The government has so far not responded to Birla’s letter, with officials privately speaking about difficulties of accepting the proposal. However, the Centre is working to speedily announce a relief package for the sector, which would also benefit Vi. The package could include allowing surrender of spectrum, reduction of bank guarantees, phasing out or reducing levies such as licence fees and spectrum usage charges and prospectively redefining adjusted gross revenue (AGR) to exclude non-telecom items.
The shares of the telco hit another 52-week low on Thursday but recovered during the day to end at Rs 5.94, down by 1.49% on the BSE on Thursday.
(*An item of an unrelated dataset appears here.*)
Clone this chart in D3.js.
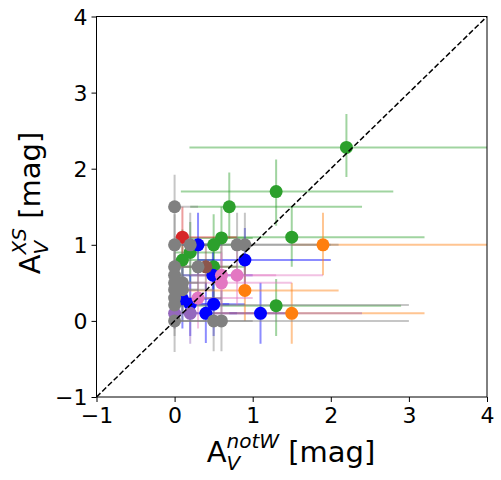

The position of cash-strapped telco has worried its lenders, vendors and employees. Recruiters ET spoke to said they have been flooded with resumes of employees who want to make swift exits from the telco.
To calm employees, Vi MD Takkar sent out an internal communication to 9500-odd employees.
“Even as Mr Birla steps down from the board, he and the Aditya Birla Group will continue to provide support and guidance to the company, in line with the stated position of the group. We will therefore continue to get benefit of his experience and support,” said Takkar.
He also detailed out the changes in the Board posts that took place on Wednesday. “I would urge all of you to continue to remain focused on providing quality service to our customers, sustain intensity in the market to win and deliver our goals”, he added.
ET has seen the communication.
The mobile phone operator was pushed to the brink after the Supreme Court ruled in September 2019 to widen the definition of AGR to include non-telecom items and left Vi with a statutory bill of over Rs58,000 crore. It has paid Rs7854 crore so far, and all its attempts to reduce the AGR bill by legal means has come to nought.
Its debt ballooned to Rs1.8 lakh crore in the January-March quarter as it borrowed to buy spectrum and invest in its network, at a time revenue was falling sharply, leading to dwindling cash flows and heavy losses. Vi has never reported a quarterly profit since the merger. Its net loss in the January-March quarter was Rs 6,985.1 crore.